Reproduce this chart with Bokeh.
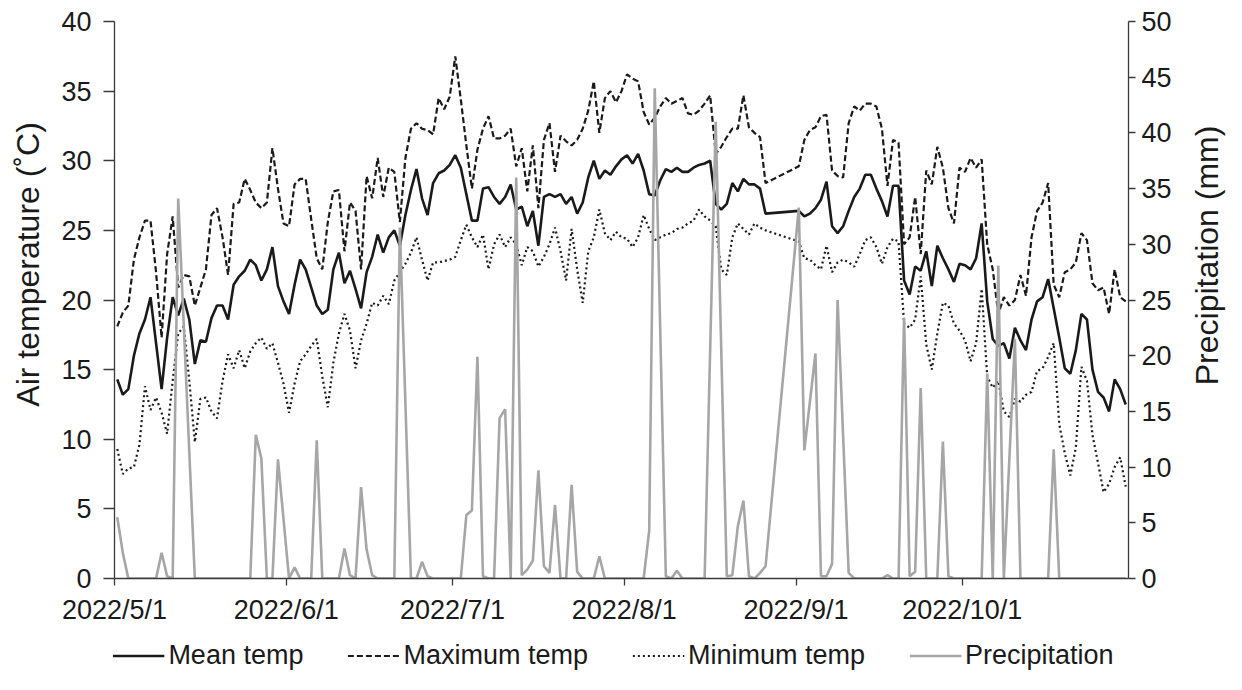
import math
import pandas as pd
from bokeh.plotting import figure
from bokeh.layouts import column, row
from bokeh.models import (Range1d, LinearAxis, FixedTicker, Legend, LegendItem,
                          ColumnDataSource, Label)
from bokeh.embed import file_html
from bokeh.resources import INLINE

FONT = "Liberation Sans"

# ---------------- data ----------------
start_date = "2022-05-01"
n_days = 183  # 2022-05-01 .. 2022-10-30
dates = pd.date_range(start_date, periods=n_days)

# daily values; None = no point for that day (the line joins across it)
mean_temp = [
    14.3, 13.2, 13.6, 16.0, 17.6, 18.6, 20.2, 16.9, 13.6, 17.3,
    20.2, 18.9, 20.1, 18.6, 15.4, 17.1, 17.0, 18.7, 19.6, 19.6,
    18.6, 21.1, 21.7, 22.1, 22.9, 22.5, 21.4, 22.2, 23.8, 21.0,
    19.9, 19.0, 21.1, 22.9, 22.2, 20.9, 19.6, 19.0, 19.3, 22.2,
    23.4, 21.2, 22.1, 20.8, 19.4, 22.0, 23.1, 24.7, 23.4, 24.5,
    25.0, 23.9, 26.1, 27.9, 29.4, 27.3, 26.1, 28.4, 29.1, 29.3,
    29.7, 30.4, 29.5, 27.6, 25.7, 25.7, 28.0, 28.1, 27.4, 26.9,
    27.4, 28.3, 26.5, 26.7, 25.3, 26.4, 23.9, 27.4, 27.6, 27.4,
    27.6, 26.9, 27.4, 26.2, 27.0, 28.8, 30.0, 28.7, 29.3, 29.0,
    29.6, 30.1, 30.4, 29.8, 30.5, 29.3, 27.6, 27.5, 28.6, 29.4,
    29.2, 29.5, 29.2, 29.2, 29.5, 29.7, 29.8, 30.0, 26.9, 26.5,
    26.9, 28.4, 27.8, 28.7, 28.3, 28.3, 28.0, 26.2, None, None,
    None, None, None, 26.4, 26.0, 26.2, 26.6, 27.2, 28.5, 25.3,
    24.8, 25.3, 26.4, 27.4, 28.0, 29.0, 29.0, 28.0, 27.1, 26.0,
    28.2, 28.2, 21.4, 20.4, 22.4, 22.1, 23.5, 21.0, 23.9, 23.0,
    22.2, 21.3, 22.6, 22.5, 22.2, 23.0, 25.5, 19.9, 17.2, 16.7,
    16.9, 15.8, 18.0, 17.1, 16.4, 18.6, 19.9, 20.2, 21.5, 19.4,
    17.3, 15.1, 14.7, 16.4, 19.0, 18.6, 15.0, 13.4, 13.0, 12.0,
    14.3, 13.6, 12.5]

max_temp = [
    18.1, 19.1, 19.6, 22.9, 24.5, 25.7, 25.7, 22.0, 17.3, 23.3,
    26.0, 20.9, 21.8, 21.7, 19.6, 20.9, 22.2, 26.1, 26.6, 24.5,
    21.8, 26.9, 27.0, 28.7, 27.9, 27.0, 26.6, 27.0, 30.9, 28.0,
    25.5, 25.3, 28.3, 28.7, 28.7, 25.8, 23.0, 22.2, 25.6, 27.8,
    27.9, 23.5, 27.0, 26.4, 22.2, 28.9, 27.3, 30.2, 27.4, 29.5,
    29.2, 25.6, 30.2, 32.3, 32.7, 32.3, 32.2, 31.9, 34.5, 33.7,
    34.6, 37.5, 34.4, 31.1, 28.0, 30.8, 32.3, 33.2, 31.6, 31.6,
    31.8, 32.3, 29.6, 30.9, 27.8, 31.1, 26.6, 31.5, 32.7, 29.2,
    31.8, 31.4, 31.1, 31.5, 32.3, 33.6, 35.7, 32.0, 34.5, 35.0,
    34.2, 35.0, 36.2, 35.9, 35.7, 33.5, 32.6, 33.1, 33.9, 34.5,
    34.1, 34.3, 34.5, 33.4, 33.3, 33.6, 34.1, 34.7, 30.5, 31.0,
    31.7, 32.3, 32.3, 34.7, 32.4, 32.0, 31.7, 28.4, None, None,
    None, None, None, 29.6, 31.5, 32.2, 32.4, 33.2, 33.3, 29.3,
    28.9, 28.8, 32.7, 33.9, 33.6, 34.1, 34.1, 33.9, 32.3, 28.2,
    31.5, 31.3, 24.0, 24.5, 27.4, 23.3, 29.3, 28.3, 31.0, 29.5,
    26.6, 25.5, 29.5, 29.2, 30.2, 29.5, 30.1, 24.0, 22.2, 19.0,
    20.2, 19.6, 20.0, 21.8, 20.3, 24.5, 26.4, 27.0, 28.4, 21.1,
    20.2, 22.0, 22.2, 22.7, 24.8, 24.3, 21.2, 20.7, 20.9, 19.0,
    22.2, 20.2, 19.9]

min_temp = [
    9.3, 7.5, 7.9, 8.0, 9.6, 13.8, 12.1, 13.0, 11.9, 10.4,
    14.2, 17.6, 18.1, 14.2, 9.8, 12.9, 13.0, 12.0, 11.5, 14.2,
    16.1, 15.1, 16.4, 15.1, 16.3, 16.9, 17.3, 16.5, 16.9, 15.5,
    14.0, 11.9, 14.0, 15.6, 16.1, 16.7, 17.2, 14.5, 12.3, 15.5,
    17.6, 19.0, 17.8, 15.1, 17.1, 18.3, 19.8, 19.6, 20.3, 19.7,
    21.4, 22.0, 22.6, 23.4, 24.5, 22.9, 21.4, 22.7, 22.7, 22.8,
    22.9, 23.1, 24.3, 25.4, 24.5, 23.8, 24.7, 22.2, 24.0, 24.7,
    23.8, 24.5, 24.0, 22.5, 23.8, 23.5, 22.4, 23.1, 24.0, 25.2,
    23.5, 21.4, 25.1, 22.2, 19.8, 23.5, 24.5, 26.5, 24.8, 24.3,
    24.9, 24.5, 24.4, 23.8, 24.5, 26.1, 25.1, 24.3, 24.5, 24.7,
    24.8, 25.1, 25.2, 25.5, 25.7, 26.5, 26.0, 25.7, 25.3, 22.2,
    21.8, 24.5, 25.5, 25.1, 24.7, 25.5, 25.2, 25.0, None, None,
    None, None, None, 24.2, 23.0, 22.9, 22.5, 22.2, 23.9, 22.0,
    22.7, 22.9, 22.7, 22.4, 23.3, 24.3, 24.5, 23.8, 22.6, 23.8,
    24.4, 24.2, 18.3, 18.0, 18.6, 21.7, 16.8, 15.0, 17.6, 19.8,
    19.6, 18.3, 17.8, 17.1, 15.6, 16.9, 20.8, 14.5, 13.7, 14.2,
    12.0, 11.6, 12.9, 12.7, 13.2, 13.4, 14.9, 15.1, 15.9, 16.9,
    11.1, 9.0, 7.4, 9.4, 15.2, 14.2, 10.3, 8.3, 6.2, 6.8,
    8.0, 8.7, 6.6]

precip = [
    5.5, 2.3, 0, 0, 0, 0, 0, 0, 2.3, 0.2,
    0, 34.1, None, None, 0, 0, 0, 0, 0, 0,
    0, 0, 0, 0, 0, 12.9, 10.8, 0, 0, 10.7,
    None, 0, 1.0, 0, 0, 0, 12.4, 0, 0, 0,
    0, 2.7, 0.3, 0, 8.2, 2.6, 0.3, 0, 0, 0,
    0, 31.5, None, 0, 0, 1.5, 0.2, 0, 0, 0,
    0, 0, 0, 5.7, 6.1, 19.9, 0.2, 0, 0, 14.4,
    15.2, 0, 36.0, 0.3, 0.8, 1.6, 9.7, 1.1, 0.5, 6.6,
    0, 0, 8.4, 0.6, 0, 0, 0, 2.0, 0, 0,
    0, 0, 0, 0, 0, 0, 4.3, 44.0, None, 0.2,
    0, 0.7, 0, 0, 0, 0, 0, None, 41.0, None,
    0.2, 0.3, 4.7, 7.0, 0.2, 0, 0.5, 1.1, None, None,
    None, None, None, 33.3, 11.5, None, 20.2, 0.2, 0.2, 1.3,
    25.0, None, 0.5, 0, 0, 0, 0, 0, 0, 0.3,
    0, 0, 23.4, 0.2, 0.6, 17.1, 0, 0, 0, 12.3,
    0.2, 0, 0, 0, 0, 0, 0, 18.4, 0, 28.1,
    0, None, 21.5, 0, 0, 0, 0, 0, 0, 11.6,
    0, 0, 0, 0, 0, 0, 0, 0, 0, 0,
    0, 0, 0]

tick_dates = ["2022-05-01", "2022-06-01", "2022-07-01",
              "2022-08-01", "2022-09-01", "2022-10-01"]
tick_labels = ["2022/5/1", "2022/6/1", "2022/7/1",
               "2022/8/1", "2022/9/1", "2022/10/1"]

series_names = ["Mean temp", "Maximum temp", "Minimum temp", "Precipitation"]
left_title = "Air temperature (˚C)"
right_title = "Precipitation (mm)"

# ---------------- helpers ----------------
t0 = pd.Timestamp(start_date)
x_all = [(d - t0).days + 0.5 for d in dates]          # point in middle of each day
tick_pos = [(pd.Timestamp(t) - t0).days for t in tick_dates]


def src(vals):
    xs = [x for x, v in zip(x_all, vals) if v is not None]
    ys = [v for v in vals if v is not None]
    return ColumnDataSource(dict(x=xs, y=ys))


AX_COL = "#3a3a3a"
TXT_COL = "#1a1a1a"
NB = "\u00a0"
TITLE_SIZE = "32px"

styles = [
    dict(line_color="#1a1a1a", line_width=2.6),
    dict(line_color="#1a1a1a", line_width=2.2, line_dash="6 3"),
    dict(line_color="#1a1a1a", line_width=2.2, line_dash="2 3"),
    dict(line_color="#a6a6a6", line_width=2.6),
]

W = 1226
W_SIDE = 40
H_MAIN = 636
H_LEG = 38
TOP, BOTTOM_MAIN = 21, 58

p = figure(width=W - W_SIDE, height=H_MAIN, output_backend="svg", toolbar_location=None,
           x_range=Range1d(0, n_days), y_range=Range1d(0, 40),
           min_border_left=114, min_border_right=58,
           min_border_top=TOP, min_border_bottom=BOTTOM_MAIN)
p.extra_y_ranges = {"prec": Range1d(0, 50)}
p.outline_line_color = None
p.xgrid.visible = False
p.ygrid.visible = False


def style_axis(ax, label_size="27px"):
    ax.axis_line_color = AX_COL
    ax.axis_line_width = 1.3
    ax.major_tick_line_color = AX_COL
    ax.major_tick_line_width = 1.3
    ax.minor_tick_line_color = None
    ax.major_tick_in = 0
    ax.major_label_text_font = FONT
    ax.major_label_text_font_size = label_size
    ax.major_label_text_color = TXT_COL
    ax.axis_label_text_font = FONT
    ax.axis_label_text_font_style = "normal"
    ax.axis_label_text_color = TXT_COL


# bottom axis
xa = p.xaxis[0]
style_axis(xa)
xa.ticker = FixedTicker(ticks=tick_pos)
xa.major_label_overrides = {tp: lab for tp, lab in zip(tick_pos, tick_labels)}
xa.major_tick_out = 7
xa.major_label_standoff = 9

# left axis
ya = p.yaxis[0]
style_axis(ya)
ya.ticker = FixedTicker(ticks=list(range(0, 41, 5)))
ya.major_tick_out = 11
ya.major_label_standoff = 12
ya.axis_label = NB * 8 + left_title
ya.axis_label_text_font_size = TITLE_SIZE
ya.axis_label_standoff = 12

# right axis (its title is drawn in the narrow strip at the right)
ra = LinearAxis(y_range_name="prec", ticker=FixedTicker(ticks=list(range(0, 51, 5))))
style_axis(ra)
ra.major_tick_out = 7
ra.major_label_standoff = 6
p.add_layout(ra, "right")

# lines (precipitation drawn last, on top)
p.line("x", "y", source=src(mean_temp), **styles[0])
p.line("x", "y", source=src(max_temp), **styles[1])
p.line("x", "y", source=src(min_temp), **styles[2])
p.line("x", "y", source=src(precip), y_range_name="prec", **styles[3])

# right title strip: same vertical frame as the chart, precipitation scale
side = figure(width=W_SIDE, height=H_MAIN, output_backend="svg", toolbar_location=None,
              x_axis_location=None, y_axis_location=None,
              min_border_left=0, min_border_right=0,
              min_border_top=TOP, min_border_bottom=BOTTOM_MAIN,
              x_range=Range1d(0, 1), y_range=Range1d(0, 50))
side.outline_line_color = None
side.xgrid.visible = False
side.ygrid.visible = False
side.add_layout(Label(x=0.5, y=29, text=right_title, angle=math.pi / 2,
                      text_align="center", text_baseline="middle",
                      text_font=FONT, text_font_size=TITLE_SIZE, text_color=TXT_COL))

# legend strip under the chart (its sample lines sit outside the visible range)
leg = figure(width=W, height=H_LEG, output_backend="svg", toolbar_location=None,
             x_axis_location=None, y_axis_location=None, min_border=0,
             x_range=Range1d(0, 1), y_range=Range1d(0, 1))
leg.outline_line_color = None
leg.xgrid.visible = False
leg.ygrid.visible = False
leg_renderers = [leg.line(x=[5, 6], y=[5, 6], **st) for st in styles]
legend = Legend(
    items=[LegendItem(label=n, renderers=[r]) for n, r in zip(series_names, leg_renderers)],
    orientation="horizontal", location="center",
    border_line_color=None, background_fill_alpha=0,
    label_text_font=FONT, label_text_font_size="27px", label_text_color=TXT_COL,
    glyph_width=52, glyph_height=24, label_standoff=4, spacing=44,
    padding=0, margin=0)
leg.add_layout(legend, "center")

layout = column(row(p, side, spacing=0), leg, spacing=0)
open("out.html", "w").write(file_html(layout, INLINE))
====================
=== Short problem ===
Copy nothing but the lines from the first one in the listing through the line with "dates = pd.date_range(start_date, periods=n_days)", and omit the pictures.

=== Output of the task ===
Reproduce this chart with Bokeh.
import math
import pandas as pd
from bokeh.plotting import figure
from bokeh.layouts import column, row
from bokeh.models import (Range1d, LinearAxis, FixedTicker, Legend, LegendItem,
                          ColumnDataSource, Label)
from bokeh.embed import file_html
from bokeh.resources import INLINE

FONT = "Liberation Sans"

# ---------------- data ----------------
start_date = "2022-05-01"
n_days = 183  # 2022-05-01 .. 2022-10-30
dates = pd.date_range(start_date, periods=n_days)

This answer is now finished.